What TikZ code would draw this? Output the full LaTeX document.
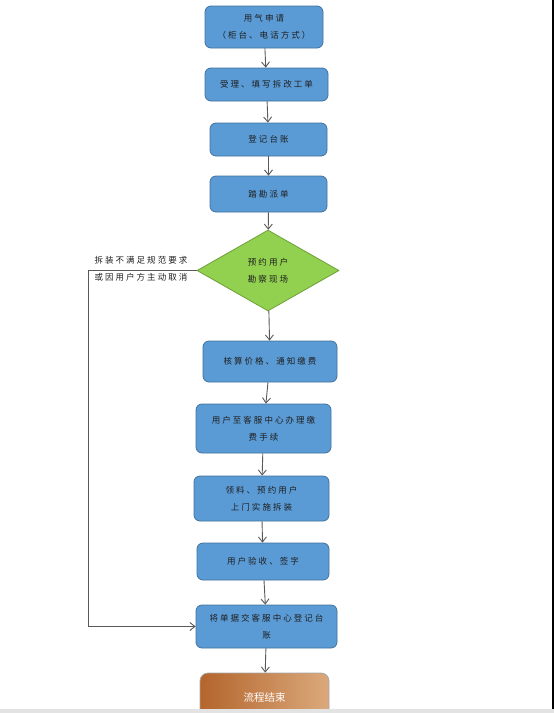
\documentclass[tikz,border=0pt]{standalone}
\usepackage{fontspec}
\newfontfamily\cjk[LetterSpace=24]{Noto Sans CJK SC}
\newfontfamily\cjkplain{Noto Sans CJK SC}
\usetikzlibrary{arrows.meta,shapes.geometric}
\definecolor{boxblue}{HTML}{5B9BD5}
\definecolor{boxedge}{HTML}{41719C}
\definecolor{leafgreen}{HTML}{92D050}
\definecolor{leafedge}{HTML}{6FA03A}
\definecolor{linegray}{HTML}{595959}
\definecolor{textgray}{HTML}{1E1E1E}
\definecolor{rustleft}{HTML}{B4652C}
\definecolor{rustright}{HTML}{DBA97C}

\tikzset{
  procbox/.style={draw=boxedge, line width=0.8pt, fill=boxblue, rounded corners=6pt,
    align=center, text=textgray, inner sep=2pt},
  checkbox/.style={diamond, draw=leafedge, line width=0.8pt, fill=leafgreen,
    align=center, text=textgray, inner sep=0pt, minimum width=142, minimum height=81},
  endbox/.style={draw=gray!70, line width=0.8pt, rounded corners=8pt,
    left color=rustleft, right color=rustright, text=white,
    font=\cjkplain\fontsize{10.5}{13}\selectfont},
  flow/.style={draw=linegray, line width=0.9pt, -{Straight Barb[length=5pt,width=8pt]}}
}

\begin{document}
\begin{tikzpicture}[x=1pt, y=-1pt, every node/.style={font=\cjk\fontsize{8.5}{17}\selectfont}]
  \useasboundingbox (0,0) rectangle (554,713);

  % Steps
  \node[procbox, minimum width=118, minimum height=42] (apply) at (264,27) {用气申请\\（柜台、电话方式）};
  \node[procbox, minimum width=123, minimum height=33] (accept) at (266.5,84.5) {受理、填写拆改工单};
  \node[procbox, minimum width=117, minimum height=33] (ledger) at (268.5,139.5) {登记台账};
  \node[procbox, minimum width=117, minimum height=36] (dispatch) at (268.5,194) {踏勘派单};
  \node[checkbox] (survey) at (268,270.5) {预约用户\\勘察现场};
  \node[procbox, minimum width=134, minimum height=41] (price) at (270,361.5) {核算价格、通知缴费};
  \node[procbox, minimum width=135, minimum height=49] (pay) at (263.5,428.5) {用户至客服中心办理缴\\费手续};
  \node[procbox, minimum width=135, minimum height=45] (install) at (261.5,498.5) {领料、预约用户\\上门实施拆装};
  \node[procbox, minimum width=132, minimum height=37] (check) at (263,561.5) {用户验收、签字};
  \node[procbox, minimum width=141, minimum height=43] (handin) at (266.5,626.5) {将单据交客服中心登记台\\账};
  \node[endbox, minimum width=129, minimum height=48] (finish) at (264.5,697) {流程结束};

  % Main flow
  \draw[flow] (apply) -- (accept);
  \draw[flow] (accept) -- (ledger);
  \draw[flow] (ledger) -- (dispatch);
  \draw[flow] (dispatch) -- (survey);
  \draw[flow] (survey) -- (price);
  \draw[flow] (price) -- (pay);
  \draw[flow] (pay) -- (install);
  \draw[flow] (install) -- (check);
  \draw[flow] (check) -- (handin);
  \draw[flow] (handin) -- (finish);

  % Cancel branch
  \draw[flow] (survey.west) -- ++(-108,0) |- (handin.west);
  \node[align=left, anchor=west, text=textgray] (cancel) at (91,268.5)
    {拆装不满足规范要求\\或因用户方主动取消};

  % Page edge
  \fill[gray!22] (0,709) rectangle (554,713);
  \draw[line width=1.5pt] (553,0) -- (553,709);
\end{tikzpicture}
\end{document}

===============

EXERCISE => Leave out the pictures and transcribe everything else exactly.

ANSWER FOR THIS EXERCISE =>
What TikZ code would draw this? Output the full LaTeX document.
\documentclass[tikz,border=0pt]{standalone}
\usepackage{fontspec}
\newfontfamily\cjk[LetterSpace=24]{Noto Sans CJK SC}
\newfontfamily\cjkplain{Noto Sans CJK SC}
\usetikzlibrary{arrows.meta,shapes.geometric}
\definecolor{boxblue}{HTML}{5B9BD5}
\definecolor{boxedge}{HTML}{41719C}
\definecolor{leafgreen}{HTML}{92D050}
\definecolor{leafedge}{HTML}{6FA03A}
\definecolor{linegray}{HTML}{595959}
\definecolor{textgray}{HTML}{1E1E1E}
\definecolor{rustleft}{HTML}{B4652C}
\definecolor{rustright}{HTML}{DBA97C}

\tikzset{
  procbox/.style={draw=boxedge, line width=0.8pt, fill=boxblue, rounded corners=6pt,
    align=center, text=textgray, inner sep=2pt},
  checkbox/.style={diamond, draw=leafedge, line width=0.8pt, fill=leafgreen,
    align=center, text=textgray, inner sep=0pt, minimum width=142, minimum height=81},
  endbox/.style={draw=gray!70, line width=0.8pt, rounded corners=8pt,
    left color=rustleft, right color=rustright, text=white,
    font=\cjkplain\fontsize{10.5}{13}\selectfont},
  flow/.style={draw=linegray, line width=0.9pt, -{Straight Barb[length=5pt,width=8pt]}}
}

\begin{document}
\begin{tikzpicture}[x=1pt, y=-1pt, every node/.style={font=\cjk\fontsize{8.5}{17}\selectfont}]
  \useasboundingbox (0,0) rectangle (554,713);

  % Steps
  \node[procbox, minimum width=118, minimum height=42] (apply) at (264,27) {用气申请\\（柜台、电话方式）};
  \node[procbox, minimum width=123, minimum height=33] (accept) at (266.5,84.5) {受理、填写拆改工单};
  \node[procbox, minimum width=117, minimum height=33] (ledger) at (268.5,139.5) {登记台账};
  \node[procbox, minimum width=117, minimum height=36] (dispatch) at (268.5,194) {踏勘派单};
  \node[checkbox] (survey) at (268,270.5) {预约用户\\勘察现场};
  \node[procbox, minimum width=134, minimum height=41] (price) at (270,361.5) {核算价格、通知缴费};
  \node[procbox, minimum width=135, minimum height=49] (pay) at (263.5,428.5) {用户至客服中心办理缴\\费手续};
  \node[procbox, minimum width=135, minimum height=45] (install) at (261.5,498.5) {领料、预约用户\\上门实施拆装};
  \node[procbox, minimum width=132, minimum height=37] (check) at (263,561.5) {用户验收、签字};
  \node[procbox, minimum width=141, minimum height=43] (handin) at (266.5,626.5) {将单据交客服中心登记台\\账};
  \node[endbox, minimum width=129, minimum height=48] (finish) at (264.5,697) {流程结束};

  % Main flow
  \draw[flow] (apply) -- (accept);
  \draw[flow] (accept) -- (ledger);
  \draw[flow] (ledger) -- (dispatch);
  \draw[flow] (dispatch) -- (survey);
  \draw[flow] (survey) -- (price);
  \draw[flow] (price) -- (pay);
  \draw[flow] (pay) -- (install);
  \draw[flow] (install) -- (check);
  \draw[flow] (check) -- (handin);
  \draw[flow] (handin) -- (finish);

  % Cancel branch
  \draw[flow] (survey.west) -- ++(-108,0) |- (handin.west);
  \node[align=left, anchor=west, text=textgray] (cancel) at (91,268.5)
    {拆装不满足规范要求\\或因用户方主动取消};

  % Page edge
  \fill[gray!22] (0,709) rectangle (554,713);
  \draw[line width=1.5pt] (553,0) -- (553,709);
\end{tikzpicture}
\end{document}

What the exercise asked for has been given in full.